Yes, their lives do get better and richer for knowing each other, although Anna understandably remains deeply troubled by her amnesia and the identity it has stolen from her, but they are not magically transformed; instead they find small moments of togetherness that make up for the pervasive isolation and alienation of their lives.

These scattered moments of connectivity exist though in a one step forward, eight steps back world where Roula remains lost in bitterness about past wrongs and losses, and Anna is subsumed by a strong sense that she has lost who she intrinsically is forever.

There’s no doubt that either she or Roula have been changed by knowing each other and there is a profoundly palpable connection between them that percolates through even to the simultaneously ambiguous and resolved final act which suggests the story is not over for them yet.
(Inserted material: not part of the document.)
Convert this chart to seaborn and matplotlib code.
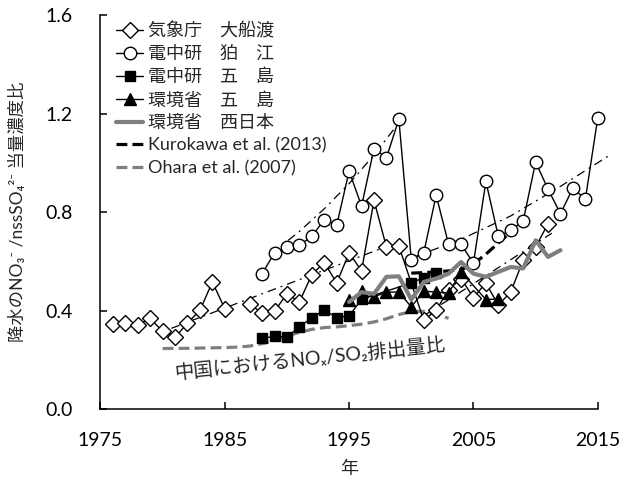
import numpy as np
import pandas as pd
import matplotlib
matplotlib.use("Agg")
import matplotlib.pyplot as plt
import seaborn as sns
from matplotlib.lines import Line2D

sns.set_theme(style="ticks")
plt.rcParams['font.family'] = ['Lato', 'Noto Sans CJK JP', 'DejaVu Sans']

# ---- observations -------------------------------------------------------
# 気象庁 大船渡 (no data for 1986 and 2000)
ofunato_years = [1976, 1977, 1978, 1979, 1980, 1981, 1982, 1983, 1984, 1985,
                 1987, 1988, 1989, 1990, 1991, 1992, 1993, 1994, 1995, 1996,
                 1997, 1998, 1999, 2001, 2002, 2003, 2004, 2005, 2006, 2007,
                 2008, 2009, 2010, 2011]
ofunato_vals = [0.346, 0.351, 0.342, 0.369, 0.317, 0.292, 0.351, 0.402, 0.517, 0.409,
                0.426, 0.392, 0.398, 0.470, 0.436, 0.547, 0.596, 0.513, 0.635, 0.562,
                0.848, 0.659, 0.663, 0.362, 0.402, 0.486, 0.531, 0.454, 0.513, 0.423,
                0.477, 0.605, 0.659, 0.754]
ofunato_seg = [0] * 10 + [1] * 24

# 電中研 狛江
komae_years = list(range(1988, 2016))
komae_vals = [0.551, 0.635, 0.659, 0.666, 0.702, 0.770, 0.747, 0.967, 0.825, 1.058,
              1.021, 1.177, 0.608, 0.635, 0.869, 0.670, 0.670, 0.594, 0.925, 0.702,
              0.727, 0.764, 1.004, 0.893, 0.794, 0.898, 0.852, 1.184]

# 電中研 五島
goto_criepi_years = [1988, 1989, 1990, 1991, 1992, 1993, 1994, 1995, 1996, 2000, 2001, 2002]
goto_criepi_vals = [0.288, 0.297, 0.294, 0.335, 0.372, 0.403, 0.373, 0.379, 0.447,
                    0.513, 0.535, 0.552]

# 環境省 五島
goto_moe_years = [1995, 1996, 1997, 1998, 1999, 2000, 2001, 2002, 2003, 2004, 2006, 2007]
goto_moe_vals = [0.443, 0.480, 0.457, 0.476, 0.476, 0.416, 0.480, 0.476, 0.472, 0.558,
                 0.446, 0.448]

# 環境省 西日本
west_years = list(range(1995, 2013))
west_vals = [0.436, 0.476, 0.469, 0.538, 0.540, 0.446, 0.517, 0.531, 0.551, 0.598,
             0.551, 0.538, 0.558, 0.578, 0.572, 0.686, 0.619, 0.646]

# 中国の NOx/SO2 排出量比
kurokawa_years = [2000, 2001, 2002, 2003, 2004, 2005, 2006, 2007, 2008]
kurokawa_vals = [0.553, 0.555, 0.558, 0.562, 0.567, 0.590, 0.630, 0.675, 0.720]

ohara_years = list(range(1980, 2004))
ohara_vals = [0.247, 0.248, 0.248, 0.249, 0.250, 0.251, 0.253, 0.257, 0.267, 0.280,
              0.298, 0.313, 0.325, 0.332, 0.335, 0.340, 0.346, 0.355, 0.368, 0.385,
              0.397, 0.398, 0.385, 0.370]

# ---- trend lines ---------------------------------------------------------
trend_komae1_years = [1988.8, 1991, 1993, 1995, 1997, 1999]
trend_komae1_vals = [0.634, 0.722, 0.814, 0.916, 1.032, 1.163]
trend_komae2_years = [2000, 2004, 2008, 2012, 2016.1]
trend_komae2_vals = [0.614, 0.690, 0.785, 0.905, 1.036]
trend_ofunato1_years = [1980.7, 1999]
trend_ofunato1_vals = [0.329, 0.680]
trend_ofunato2_years = [2001, 2011.3]
trend_ofunato2_vals = [0.380, 0.715]

x_ticks = [1975, 1985, 1995, 2005, 2015]
y_ticks = [0.0, 0.4, 0.8, 1.2, 1.6]

legend_labels = ['気象庁\u3000大船渡', '電中研\u3000狛\u3000江', '電中研\u3000五\u3000島',
                 '環境省\u3000五\u3000島', '環境省\u3000西日本',
                 'Kurokawa et al. (2013)', 'Ohara et al. (2007)']

fig = plt.figure(figsize=(6.24, 4.84), dpi=100)
ax = fig.add_axes([0.161, 0.154, 0.797, 0.815])

GREY = '#7f7f7f'
DASHDOT = (0, (7, 4, 1.5, 4))
DASHED = (0, (3.4, 1.6))


def draw(years, vals, units=None, **kw):
    df = pd.DataFrame({'year': years, 'val': vals,
                       'unit': units if units is not None else [0] * len(years)})
    sns.lineplot(data=df, x='year', y='val', units='unit', estimator=None,
                 ax=ax, legend=False, **kw)


# trend lines
for ty, tv in [(trend_komae1_years, trend_komae1_vals),
               (trend_komae2_years, trend_komae2_vals),
               (trend_ofunato1_years, trend_ofunato1_vals),
               (trend_ofunato2_years, trend_ofunato2_vals)]:
    draw(ty, tv, color='black', linewidth=0.9, linestyle=DASHDOT, clip_on=False, zorder=2)

draw(ohara_years, ohara_vals, color=GREY, linewidth=2.3, linestyle=DASHED, zorder=3)
draw(kurokawa_years, kurokawa_vals, color='black', linewidth=2.3, linestyle=DASHED, zorder=3)

draw(ofunato_years, ofunato_vals, ofunato_seg, color='black', linewidth=1.0, marker='D',
     markersize=7.8, markerfacecolor='white', markeredgecolor='black',
     markeredgewidth=1.0, zorder=4)
draw(komae_years, komae_vals, color='black', linewidth=1.0, marker='o',
     markersize=9, markerfacecolor='white', markeredgecolor='black',
     markeredgewidth=1.0, clip_on=False, zorder=4)
draw(goto_criepi_years, goto_criepi_vals, color='black', linewidth=1.0, marker='s',
     markersize=7, markerfacecolor='black', markeredgecolor='black',
     markeredgewidth=1.0, zorder=5)
draw(goto_moe_years, goto_moe_vals, color='black', linewidth=1.0, marker='^',
     markersize=9, markerfacecolor='black', markeredgecolor='black',
     markeredgewidth=1.0, zorder=5)
draw(west_years, west_vals, color=GREY, linewidth=3.0, zorder=6)

ax.set_xlim(1975, 2015)
ax.set_ylim(0, 1.6)
ax.set_xticks(x_ticks)
ax.set_yticks(y_ticks)
ax.set_yticklabels([f'{v:.1f}' for v in y_ticks])
ax.tick_params(direction='in', length=5, width=1.1, labelsize=14, colors='black')
ax.tick_params(axis='y', pad=20)
ax.tick_params(axis='x', pad=16)
for s in ['top', 'right']:
    ax.spines[s].set_visible(False)
for s in ['left', 'bottom']:
    ax.spines[s].set_linewidth(1.1)
    ax.spines[s].set_color('black')

ax.set_xlabel('年', fontsize=13, labelpad=9)
ax.set_ylabel('降水のNO₃⁻ /nssSO₄²⁻ 当量濃度比', fontsize=12.5, labelpad=14)

ax.text(1991.85, 0.208, '中国におけるNOₓ/SO₂排出量比', rotation=6,
        rotation_mode='anchor', ha='center', va='center', fontsize=14)

handles = [
    Line2D([], [], color='black', lw=1.0, marker='D', ms=7.8, mfc='white', mec='black'),
    Line2D([], [], color='black', lw=1.0, marker='o', ms=9, mfc='white', mec='black'),
    Line2D([], [], color='black', lw=1.0, marker='s', ms=7, mfc='black', mec='black'),
    Line2D([], [], color='black', lw=1.0, marker='^', ms=9, mfc='black', mec='black'),
    Line2D([], [], color=GREY, lw=3.0),
    Line2D([], [], color='black', lw=2.3, ls=DASHED),
    Line2D([], [], color=GREY, lw=2.3, ls=DASHED),
]
ax.legend(handles, legend_labels, loc='upper left', bbox_to_anchor=(0.017, 1.0),
          frameon=False, fontsize=13, handlelength=1.5, handletextpad=0.25,
          labelspacing=0.36, borderaxespad=0.0)

fig.savefig('out.png', dpi=100)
In fact, it appears that Anna may have been changed in ways even she doesn’t realise until the final arrestingly stark and emotionally resonant scene of a film that says a great deal in the quietest and most nuanced of ways.

She may be a quiet character who expresses herself almost uniformly in short, thoughtful sentences and brief moments of connection with fractured memory shards but there is a great deal going on beneath the surface, much of which finds expression in subtle ways through the superlative performance of Papoulia.

She is able to convey, sometimes in a glance or the raising of an eyebrow that someone has hurt her or that she is frightened or overwhelmed, and it’s these small but pivotally important actions that convey so much and give Green Sea such a quietly thoughtful and deeply meaningful feel.

Consequently the film is one of those sublimely wonderful, slice-of-life character dramas that doesn’t ever overplay its hand, that never once milks its resonant narrative for cheap emotional reactions and is all too aware that while good things can happen to people in the worst times of their lives, that happy endings, or at least the obvious version many of crave, are not a given.

Yes, the central characters find a nourishing, if inconsistently realised, source of connection with each other and a roughly hewn found family that comes to includes the diners themselves, and it is a pleasure to watch this happen but Antoniou is savvy enough to know, and talented enough to communicate in real and grounded ways, that this is the end of the story by any measure.

Green Sea is one of those immensely satisfying films that takes life on its own terms, being honest about the often attendant bleakness but also about the hope found within it, and lets it characters find a way to an imperfect resolution which may yet find a way to change their lives in an ongoing way for the better.